In the limited demo it’s possible to get behind the guard and awesomely drag him over the wall as intended – but it’s also possible to awesomely stroll right on by the mansion and awesomely hop over a wall around the back. In awesome darkness we shimmy up the wall and put two awesome bullets into unsuspecting guards using the awesome new Mark and Execute system, and we’re into the mansion.
Like Arkham Asylum, the new Splinter Cell is a stealth adventure where you survey the scene, pick your moment and – as Andréane puts it – do something… awesome. “We’re not using the shadow stealth as a constraint or as an obligation. You don’t have to hide because you might get shot or killed with an automatic game over; it’s a tool for the prepare/execute gameplay. It’s good to be in the shadow while you prepare; to look at yourself and you know you’re kind of safe.”
From those shadows you can pick your targets, set traps using your sticky cameras and objects strewn throughout the environment, and mark targets for later execution. Sam’s Mark and Execute system is as powerful as expected. Once a target is marked with a red dot a you can instantly put a bullet in their head from any angle, but it’s powerful enough that it needs to be earned. By disabling an enemy at close quarters Sam earns a refill of his Execute meter, which varies in size depending on his weapon – his standard pistol has two, the MAC11 SMG has three.

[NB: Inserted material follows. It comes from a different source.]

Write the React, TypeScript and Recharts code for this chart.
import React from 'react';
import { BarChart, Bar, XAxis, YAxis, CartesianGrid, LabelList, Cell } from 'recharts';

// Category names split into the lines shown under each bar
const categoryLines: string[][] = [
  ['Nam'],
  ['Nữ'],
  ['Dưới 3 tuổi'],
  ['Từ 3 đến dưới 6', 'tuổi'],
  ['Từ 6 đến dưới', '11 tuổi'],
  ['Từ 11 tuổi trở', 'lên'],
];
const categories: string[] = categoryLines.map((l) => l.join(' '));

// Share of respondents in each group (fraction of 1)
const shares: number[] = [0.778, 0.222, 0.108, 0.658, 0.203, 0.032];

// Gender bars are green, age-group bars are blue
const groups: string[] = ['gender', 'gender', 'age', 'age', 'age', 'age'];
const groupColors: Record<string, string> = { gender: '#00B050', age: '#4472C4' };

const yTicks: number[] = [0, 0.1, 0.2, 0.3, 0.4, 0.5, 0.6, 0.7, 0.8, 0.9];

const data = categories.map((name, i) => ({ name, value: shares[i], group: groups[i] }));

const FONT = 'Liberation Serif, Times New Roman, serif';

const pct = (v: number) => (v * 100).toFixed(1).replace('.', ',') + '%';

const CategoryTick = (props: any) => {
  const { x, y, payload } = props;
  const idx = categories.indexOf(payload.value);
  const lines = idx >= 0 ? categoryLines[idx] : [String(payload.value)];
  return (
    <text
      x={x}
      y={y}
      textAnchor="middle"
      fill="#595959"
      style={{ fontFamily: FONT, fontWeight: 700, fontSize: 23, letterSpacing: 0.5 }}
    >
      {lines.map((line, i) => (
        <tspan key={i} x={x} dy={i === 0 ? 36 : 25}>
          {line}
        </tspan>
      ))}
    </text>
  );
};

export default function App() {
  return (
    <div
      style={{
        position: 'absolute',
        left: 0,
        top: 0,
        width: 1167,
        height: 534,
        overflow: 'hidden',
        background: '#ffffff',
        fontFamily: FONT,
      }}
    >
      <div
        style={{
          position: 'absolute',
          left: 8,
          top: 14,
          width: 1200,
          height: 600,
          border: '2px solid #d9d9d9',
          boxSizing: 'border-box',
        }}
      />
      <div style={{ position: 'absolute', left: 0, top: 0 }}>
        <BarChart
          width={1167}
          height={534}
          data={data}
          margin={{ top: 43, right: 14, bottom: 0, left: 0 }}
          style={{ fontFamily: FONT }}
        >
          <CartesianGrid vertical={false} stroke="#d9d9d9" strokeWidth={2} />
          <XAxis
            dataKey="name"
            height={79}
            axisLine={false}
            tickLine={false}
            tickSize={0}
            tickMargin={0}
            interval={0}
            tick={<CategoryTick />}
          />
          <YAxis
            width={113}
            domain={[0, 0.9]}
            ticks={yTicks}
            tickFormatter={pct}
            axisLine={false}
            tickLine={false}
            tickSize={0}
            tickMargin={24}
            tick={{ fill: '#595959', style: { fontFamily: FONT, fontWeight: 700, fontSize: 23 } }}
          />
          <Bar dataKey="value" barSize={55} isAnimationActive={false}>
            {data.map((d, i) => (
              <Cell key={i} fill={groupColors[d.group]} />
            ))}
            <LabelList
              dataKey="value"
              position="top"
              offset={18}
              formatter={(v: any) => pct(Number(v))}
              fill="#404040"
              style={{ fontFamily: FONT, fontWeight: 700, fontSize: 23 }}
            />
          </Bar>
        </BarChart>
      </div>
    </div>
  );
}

In every situation Sam has two or three good options and several more terrible ones; in Ubisoft’s tiny five-minute level there are at least five different situations where you’re forced to make choices and come up with your own ideas. You can burst into Kobin’s office like Rambo, guns blazing, or work your way around from the outside in silence; you can take a hostage and walk into the room with a shield, or use Mark and Execute to enter the room Jack Bauer-style.

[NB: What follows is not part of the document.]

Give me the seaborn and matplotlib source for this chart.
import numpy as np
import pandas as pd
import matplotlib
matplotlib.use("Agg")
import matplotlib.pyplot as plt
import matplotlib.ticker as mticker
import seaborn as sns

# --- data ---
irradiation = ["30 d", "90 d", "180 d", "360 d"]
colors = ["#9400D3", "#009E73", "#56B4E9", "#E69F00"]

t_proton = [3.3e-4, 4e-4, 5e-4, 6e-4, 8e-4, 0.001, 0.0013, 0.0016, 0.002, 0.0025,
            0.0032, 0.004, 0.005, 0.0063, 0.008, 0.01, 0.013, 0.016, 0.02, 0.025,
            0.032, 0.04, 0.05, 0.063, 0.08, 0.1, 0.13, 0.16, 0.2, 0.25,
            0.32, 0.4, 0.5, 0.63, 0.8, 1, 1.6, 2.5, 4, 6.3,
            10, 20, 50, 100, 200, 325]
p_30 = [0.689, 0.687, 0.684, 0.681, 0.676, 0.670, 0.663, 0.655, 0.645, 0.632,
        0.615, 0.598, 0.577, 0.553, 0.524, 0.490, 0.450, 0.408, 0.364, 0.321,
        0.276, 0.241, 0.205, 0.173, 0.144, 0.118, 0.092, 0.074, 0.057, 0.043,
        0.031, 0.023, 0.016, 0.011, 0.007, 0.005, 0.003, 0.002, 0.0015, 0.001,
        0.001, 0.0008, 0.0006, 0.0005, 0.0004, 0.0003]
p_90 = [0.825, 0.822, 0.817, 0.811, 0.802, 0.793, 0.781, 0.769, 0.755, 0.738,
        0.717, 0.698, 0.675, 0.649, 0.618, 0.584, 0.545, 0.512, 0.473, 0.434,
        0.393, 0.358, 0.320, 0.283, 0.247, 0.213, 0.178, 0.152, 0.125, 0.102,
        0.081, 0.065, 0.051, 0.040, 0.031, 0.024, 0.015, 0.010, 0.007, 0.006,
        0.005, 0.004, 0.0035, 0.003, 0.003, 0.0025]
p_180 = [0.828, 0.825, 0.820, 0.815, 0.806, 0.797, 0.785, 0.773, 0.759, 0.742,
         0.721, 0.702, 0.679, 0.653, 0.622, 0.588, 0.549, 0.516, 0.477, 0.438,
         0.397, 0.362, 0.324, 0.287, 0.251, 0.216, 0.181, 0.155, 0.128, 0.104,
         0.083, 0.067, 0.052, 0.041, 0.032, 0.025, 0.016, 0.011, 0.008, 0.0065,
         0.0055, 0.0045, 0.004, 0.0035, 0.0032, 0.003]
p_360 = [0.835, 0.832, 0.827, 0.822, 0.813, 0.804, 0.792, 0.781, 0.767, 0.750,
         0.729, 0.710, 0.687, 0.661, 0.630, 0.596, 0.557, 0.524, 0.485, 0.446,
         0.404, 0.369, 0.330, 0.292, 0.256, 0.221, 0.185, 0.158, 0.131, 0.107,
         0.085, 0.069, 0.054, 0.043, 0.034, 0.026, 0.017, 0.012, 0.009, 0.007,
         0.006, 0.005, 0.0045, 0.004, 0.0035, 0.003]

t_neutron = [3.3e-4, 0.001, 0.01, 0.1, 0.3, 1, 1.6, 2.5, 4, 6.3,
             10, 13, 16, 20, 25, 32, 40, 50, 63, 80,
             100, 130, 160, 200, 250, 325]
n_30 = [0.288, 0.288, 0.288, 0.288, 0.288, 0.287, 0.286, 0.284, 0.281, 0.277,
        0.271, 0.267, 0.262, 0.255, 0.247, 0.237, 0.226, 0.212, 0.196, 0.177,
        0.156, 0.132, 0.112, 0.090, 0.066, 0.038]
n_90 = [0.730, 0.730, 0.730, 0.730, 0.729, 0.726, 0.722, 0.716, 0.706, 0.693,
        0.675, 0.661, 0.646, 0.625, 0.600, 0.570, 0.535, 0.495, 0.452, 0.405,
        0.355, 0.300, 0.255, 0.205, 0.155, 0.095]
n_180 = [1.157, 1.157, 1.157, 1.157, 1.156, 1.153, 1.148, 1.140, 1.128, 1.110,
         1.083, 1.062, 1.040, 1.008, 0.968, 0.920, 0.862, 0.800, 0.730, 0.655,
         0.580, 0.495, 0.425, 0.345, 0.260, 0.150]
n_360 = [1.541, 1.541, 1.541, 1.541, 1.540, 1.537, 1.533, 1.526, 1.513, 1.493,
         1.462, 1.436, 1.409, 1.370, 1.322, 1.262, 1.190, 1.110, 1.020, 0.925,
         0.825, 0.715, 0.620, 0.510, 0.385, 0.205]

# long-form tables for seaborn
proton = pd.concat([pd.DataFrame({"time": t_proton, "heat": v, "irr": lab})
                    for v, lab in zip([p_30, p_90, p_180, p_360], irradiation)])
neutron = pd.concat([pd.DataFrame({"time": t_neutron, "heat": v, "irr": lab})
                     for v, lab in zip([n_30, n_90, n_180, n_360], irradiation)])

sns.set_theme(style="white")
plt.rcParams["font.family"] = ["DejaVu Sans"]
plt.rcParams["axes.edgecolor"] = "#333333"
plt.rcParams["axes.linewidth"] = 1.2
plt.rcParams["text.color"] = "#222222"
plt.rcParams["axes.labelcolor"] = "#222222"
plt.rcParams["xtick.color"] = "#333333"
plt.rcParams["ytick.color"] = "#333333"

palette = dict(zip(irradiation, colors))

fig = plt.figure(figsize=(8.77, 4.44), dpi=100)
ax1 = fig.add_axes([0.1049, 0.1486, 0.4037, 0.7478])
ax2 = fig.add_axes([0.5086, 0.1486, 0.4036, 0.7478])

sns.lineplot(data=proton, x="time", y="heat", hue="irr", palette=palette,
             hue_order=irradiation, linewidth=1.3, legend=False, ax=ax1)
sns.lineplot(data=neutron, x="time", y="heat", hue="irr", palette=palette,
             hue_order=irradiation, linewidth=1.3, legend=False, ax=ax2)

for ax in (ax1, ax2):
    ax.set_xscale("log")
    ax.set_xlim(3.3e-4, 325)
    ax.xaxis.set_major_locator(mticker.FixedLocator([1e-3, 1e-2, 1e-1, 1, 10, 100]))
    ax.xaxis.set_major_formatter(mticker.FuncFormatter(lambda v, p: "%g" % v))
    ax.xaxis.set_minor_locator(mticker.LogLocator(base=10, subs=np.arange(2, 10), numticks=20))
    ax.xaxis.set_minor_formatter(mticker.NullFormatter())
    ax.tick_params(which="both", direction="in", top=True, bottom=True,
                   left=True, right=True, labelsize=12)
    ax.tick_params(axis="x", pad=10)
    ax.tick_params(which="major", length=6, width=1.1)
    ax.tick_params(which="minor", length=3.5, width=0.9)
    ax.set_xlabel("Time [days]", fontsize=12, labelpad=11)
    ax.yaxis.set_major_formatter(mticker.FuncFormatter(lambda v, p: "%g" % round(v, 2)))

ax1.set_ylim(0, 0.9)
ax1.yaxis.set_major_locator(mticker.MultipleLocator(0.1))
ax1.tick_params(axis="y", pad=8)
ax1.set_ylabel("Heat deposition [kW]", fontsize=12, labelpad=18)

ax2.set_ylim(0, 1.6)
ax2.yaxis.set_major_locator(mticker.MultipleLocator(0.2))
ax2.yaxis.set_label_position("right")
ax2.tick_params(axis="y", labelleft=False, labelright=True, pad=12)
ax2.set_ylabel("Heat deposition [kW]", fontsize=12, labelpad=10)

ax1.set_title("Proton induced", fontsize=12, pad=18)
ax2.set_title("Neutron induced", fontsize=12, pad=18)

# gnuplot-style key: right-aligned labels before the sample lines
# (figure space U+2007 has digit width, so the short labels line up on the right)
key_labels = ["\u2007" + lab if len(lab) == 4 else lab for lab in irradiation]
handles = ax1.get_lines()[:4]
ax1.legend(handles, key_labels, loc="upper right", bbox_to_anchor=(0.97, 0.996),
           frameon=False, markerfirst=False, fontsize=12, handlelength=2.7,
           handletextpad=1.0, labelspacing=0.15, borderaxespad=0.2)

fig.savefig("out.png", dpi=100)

“You can still play it just like you used to if you want,” adds Andréane. “We give you the opportunity but we don’t force it. Before there were no options and you had to play the game in one particular way; now you can try it in different ways. If you like it you can play it that way and if not you can return to the old ways of playing classic Splinter Cell.”
But you won’t want to play it that way. For the first time in Splinter Cell, there are real choices to be made – not Double Agent’s fake be good/be not quite so good morality system, but here you choose whether to be stealthy and silent or to be brutal and deadly; whether to let a passing guard live to see another Christmas or die in screaming agony; and in short, whether to play the game your way or Ubisoft’s way. Okay, so our way may not have worked for us today, but in a few months’ time Splinter Cell Conviction really will be unbreakable.
Above: A ghost image of Sam appears to show you the last location an enemy was aware of you. It's a useful tool for flanking
It’s a shame to say goodbye to everything Ubisoft built for the original, intriguing Conviction but aside from a handful of control quirks and odd design decisions this reborn Splinter Cell Conviction feels like the best possible next step for Clancy’s classic stealth series.